Give only the number of lines where "chart" occurs.

— START Record excerpts —

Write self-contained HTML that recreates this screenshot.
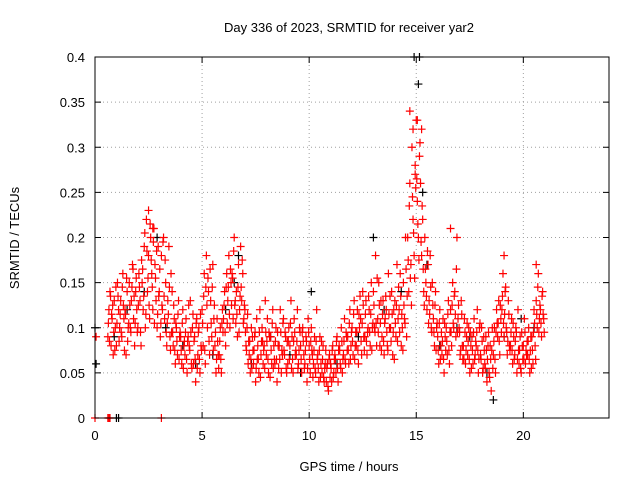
<!DOCTYPE html>
<html><head><meta charset="utf-8"><style>
body{margin:0;background:#fff}
svg{display:block;font-family:"Liberation Sans",Arial,sans-serif}
</style></head><body>
<svg id="chart" width="640" height="480" viewBox="0 0 640 480" xmlns="http://www.w3.org/2000/svg">
<rect width="640" height="480" fill="#fff"/>
<text x="349" y="32" font-size="13" text-anchor="middle">Day 336 of 2023, SRMTID for receiver yar2</text>
<text x="349" y="471" font-size="13" text-anchor="middle">GPS time / hours</text>
<text transform="translate(19,238) rotate(-90)" font-size="13" text-anchor="middle">SRMTID / TECUs</text>
<g id="grid"></g><g id="ticks"></g><g id="marks"></g>
<rect x="95" y="57" width="514" height="361" fill="none" stroke="#000" stroke-width="1"/>
</svg>
<script>
const xTicks=[0,5,10,15,20];
const yTicks=[0,0.05,0.1,0.15,0.2,0.25,0.3,0.35,0.4];
const yTickLabels=["0","0.05","0.1","0.15","0.2","0.25","0.3","0.35","0.4"];
const redStepTimes=[0.6,0.8,1.0,1.2,1.4,1.6,1.8,2.0,2.2,2.4,2.6,2.8,3.0,3.2,3.4,3.6,3.8,4.0,4.2,4.4,4.6,4.8,5.0,5.2,5.4,5.6,5.8,6.0,6.2,6.4,6.6,6.8,7.0,7.2,7.4,7.6,7.8,8.0,8.2,8.4,8.6,8.8,9.0,9.2,9.4,9.6,9.8,10.0,10.2,10.4,10.6,10.8,11.0,11.2,11.4,11.6,11.8,12.0,12.2,12.4,12.6,12.8,13.0,13.2,13.4,13.6,13.8,14.0,14.2,14.4,14.6,14.8,15.0,15.2,15.4,15.6,15.8,16.0,16.2,16.4,16.6,16.8,17.0,17.2,17.4,17.6,17.8,18.0,18.2,18.4,18.6,18.8,19.0,19.2,19.4,19.6,19.8,20.0,20.2,20.4,20.6,20.8];
const redStepValues=[[.09,.12,.14,.08],[.11,.07,.13,.1],[.08,.15,.12,.1],[.13,.09,.16,.11],[.12,.07,.14,.1],[.15,.1,.13,.17],[.11,.08,.14,.12],[.1,.16,.13,.08],[.15,.12,.19,.1],[.22,.14,.18,.11],[.2,.16,.12,.21],[.17,.13,.1,.19],[.14,.09,.18,.12],[.2,.11,.15,.08],[.13,.19,.09,.16],[.14,.08,.11,.06],[.1,.07,.13,.09],[.09,.06,.12,.08],[.07,.11,.05,.09],[.08,.13,.06,.1],[.06,.09,.04,.11],[.07,.1,.05,.08],[.12,.08,.16,.06],[.18,.1,.14,.07],[.13,.09,.17,.11],[.08,.05,.11,.07],[.07,.1,.05,.12],[.11,.14,.08,.16],[.13,.18,.1,.15],[.16,.11,.2,.13],[.14,.09,.17,.12],[.19,.13,.16,.11],[.12,.08,.1,.06],[.07,.05,.1,.09],[.06,.09,.04,.11],[.08,.05,.12,.07],[.1,.06,.08,.13],[.07,.11,.05,.09],[.09,.06,.12,.08],[.06,.1,.04,.08],[.08,.12,.05,.07],[.11,.07,.09,.05],[.06,.1,.08,.13],[.09,.05,.11,.07],[.07,.12,.06,.1],[.08,.05,.1,.07],[.06,.09,.04,.11],[.08,.05,.1,.07],[.06,.09,.05,.12],[.07,.04,.09,.06],[.05,.08,.04,.06],[.04,.06,.03,.07],[.06,.04,.08,.05],[.07,.05,.09,.04],[.08,.06,.1,.05],[.07,.11,.06,.09],[.09,.06,.12,.08],[.1,.07,.13,.08],[.08,.12,.06,.1],[.11,.07,.14,.09],[.09,.13,.07,.1],[.12,.08,.15,.1],[.14,.1,.18,.08],[.11,.15,.08,.13],[.09,.13,.07,.11],[.12,.08,.16,.1],[.1,.14,.07,.12],[.13,.09,.17,.11],[.12,.16,.08,.1],[.15,.11,.2,.09],[.2,.14,.26,.17],[.3,.22,.18,.27],[.33,.24,.2,.29],[.26,.18,.22,.14],[.2,.15,.12,.17],[.13,.18,.1,.15],[.11,.08,.14,.1],[.09,.06,.12,.08],[.07,.11,.05,.09],[.1,.07,.13,.06],[.12,.08,.15,.1],[.14,.09,.2,.11],[.1,.07,.13,.08],[.08,.11,.06,.09],[.07,.1,.05,.08],[.09,.06,.11,.07],[.08,.12,.05,.1],[.07,.1,.05,.09],[.06,.09,.04,.08],[.05,.08,.03,.1],[.07,.1,.05,.12],[.09,.13,.07,.11],[.12,.16,.09,.14],[.1,.07,.13,.08],[.08,.11,.06,.09],[.07,.1,.05,.12],[.06,.09,.05,.08],[.08,.11,.06,.07],[.07,.1,.05,.09],[.09,.06,.12,.08],[.13,.1,.16,.11],[.12,.09,.14,.11]];
const redStepValues2=[[.105,.085,.135,.115],[.125,.095,.075,.145],[.105,.135,.085,.115],[.095,.145,.125,.075],[.115,.155,.085,.105],[.125,.095,.145,.165],[.135,.105,.155,.095],[.125,.145,.095,.175],[.165,.135,.205,.115],[.185,.155,.125,.215],[.175,.145,.195,.105],[.155,.185,.115,.135],[.165,.105,.125,.195],[.135,.175,.095,.105],[.115,.145,.075,.095],[.095,.125,.075,.105],[.085,.115,.065,.095],[.075,.105,.055,.085],[.095,.065,.085,.125],[.075,.095,.055,.115],[.085,.065,.105,.055],[.095,.065,.115,.075],[.105,.135,.075,.145],[.125,.155,.085,.165],[.105,.145,.075,.125],[.095,.065,.085,.055],[.085,.065,.105,.095],[.125,.095,.145,.105],[.145,.115,.165,.125],[.155,.185,.125,.105],[.115,.145,.095,.135],[.145,.175,.105,.125],[.095,.075,.115,.085],[.085,.065,.055,.075],[.075,.095,.055,.065],[.065,.095,.045,.085],[.085,.075,.055,.095],[.085,.065,.095,.045],[.075,.105,.055,.065],[.085,.065,.095,.055],[.065,.095,.075,.105],[.075,.095,.055,.085],[.085,.065,.105,.055],[.065,.085,.095,.075],[.085,.055,.075,.095],[.065,.095,.085,.055],[.075,.085,.055,.095],[.065,.085,.075,.045],[.075,.055,.085,.065],[.055,.075,.045,.085],[.065,.045,.055,.075],[.055,.035,.065,.045],[.055,.075,.045,.065],[.065,.085,.055,.075],[.075,.055,.085,.065],[.085,.065,.095,.075],[.075,.105,.065,.095],[.085,.115,.065,.095],[.095,.075,.115,.135],[.085,.105,.125,.075],[.115,.085,.095,.135],[.095,.115,.075,.105],[.125,.095,.105,.155],[.095,.125,.105,.075],[.115,.085,.105,.135],[.095,.075,.115,.135],[.085,.115,.095,.065],[.105,.125,.085,.145],[.095,.135,.115,.075],[.125,.105,.165,.135],[.175,.235,.155,.125],[.245,.205,.155,.255],[.265,.215,.175,.305],[.195,.235,.165,.125],[.165,.135,.185,.105],[.115,.145,.095,.125],[.095,.125,.075,.105],[.075,.105,.065,.095],[.085,.065,.105,.075],[.085,.115,.075,.095],[.095,.125,.105,.135],[.115,.165,.095,.125],[.095,.075,.115,.065],[.065,.095,.075,.105],[.085,.065,.095,.055],[.075,.095,.065,.085],[.095,.075,.065,.105],[.065,.085,.055,.075],[.055,.075,.065,.095],[.045,.065,.075,.055],[.085,.065,.095,.105],[.105,.085,.125,.095],[.135,.105,.115,.145],[.095,.085,.115,.075],[.095,.075,.105,.065],[.085,.095,.065,.075],[.075,.055,.095,.065],[.065,.095,.075,.085],[.085,.065,.075,.055],[.075,.095,.105,.065],[.115,.145,.095,.125],[.105,.135,.115,.095]];
const redExtraTimes=[0,0.05,0.6,0.65,0.7,3.1,2.5,2.7,14.7,14.85,15.05,14.95,15.25,16.6,19.1,20.6];
const redExtraValues=[0,0.09,0,0,0,0,0.23,0.21,0.34,0.32,0.33,0.28,0.32,0.21,0.18,0.17];
const blackTimes=[0,0.05,0.9,1.0,1.1,1.5,2.3,2.9,3.3,4.1,4.7,5.5,6.1,6.5,6.7,7.3,8.2,9.1,9.6,10.1,11.3,12.3,13.0,13.5,14.3,14.9,15.1,15.15,15.3,15.5,16.1,16.9,17.5,18.3,18.6,19.1,19.9,20.5];
const blackValues=[.1,.06,.09,0,0,.12,.14,.2,.1,.08,.06,.07,.12,.15,.18,.06,.09,.07,.05,.14,.06,.09,.2,.12,.14,.4,.37,.4,.25,.17,.08,.1,.09,.05,.02,.09,.11,.1];
const stepOffsets=[0,0.05,0.1,0.15];
const stepOffsets2=[0.025,0.075,0.125,0.175];

const X0=95,X1=609,Y0=418,Y1=57;
const sx=v=>X0+v/24*(X1-X0);
const sy=v=>Y0-v/0.4*(Y0-Y1);
const NS="http://www.w3.org/2000/svg";
function mk(tag,attrs,parent){const e=document.createElementNS(NS,tag);for(const k in attrs)e.setAttribute(k,attrs[k]);parent.appendChild(e);return e;}
const grid=document.getElementById('grid'),ticks=document.getElementById('ticks'),marks=document.getElementById('marks');
xTicks.forEach(t=>{const x=sx(t);
 const g=mk('line',{x1:x,x2:x,y1:Y1,y2:Y0,stroke:'#a0a0a0','stroke-dasharray':'1,3'},grid);
 
 
 mk('line',{x1:x,x2:x,y1:Y0,y2:Y0-6,stroke:'#000'},ticks);
 mk('line',{x1:x,x2:x,y1:Y1,y2:Y1+6,stroke:'#000'},ticks);
 const l=mk('text',{x:x,y:Y0+22,'font-size':13,'text-anchor':'middle'},ticks);l.textContent=t;
 
 
});
yTicks.forEach((t,i)=>{const y=sy(t);
 const g=mk('line',{x1:X0,x2:X1,y1:y,y2:y,stroke:'#a0a0a0','stroke-dasharray':'1,3'},grid);
 
 
 mk('line',{x1:X0,x2:X0+6,y1:y,y2:y,stroke:'#000'},ticks);
 mk('line',{x1:X1,x2:X1-6,y1:y,y2:y,stroke:'#000'},ticks);
 const l=mk('text',{x:X0-10,y:y+5,'font-size':13,'text-anchor':'end'},ticks);l.textContent=yTickLabels[i];
 
 
});
function plus(t,v,col,name){const x=sx(t),y=sy(v);
 const p=mk('path',{d:`M${x-4} ${y}H${x+4}M${x} ${y-4}V${y+4}`,stroke:col,'stroke-width':1.2,fill:'none'},marks);
 
 
}
blackTimes.forEach((t,i)=>plus(t,blackValues[i],'#000','black-point'));
redStepTimes.forEach((t,i)=>redStepValues[i].forEach((v,j)=>plus(t+stepOffsets[j],v,'#f00','red-point')));
redStepTimes.forEach((t,i)=>redStepValues2[i].forEach((v,j)=>plus(t+stepOffsets2[j],v,'#f00','red-point')));
redExtraTimes.forEach((t,i)=>plus(t,redExtraValues[i],'#f00','red-point'));
</script>
</body></html>
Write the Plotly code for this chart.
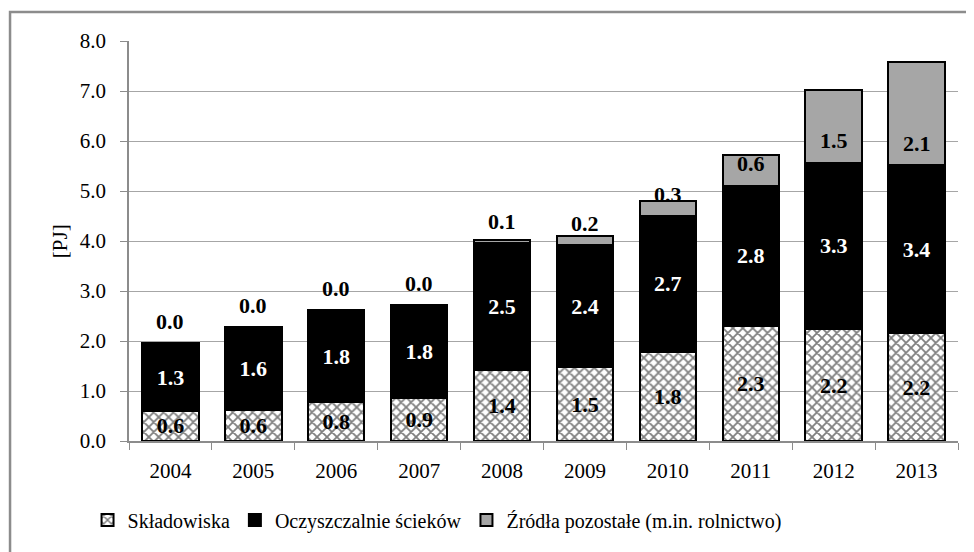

— END Record excerpts —

Task answer:
2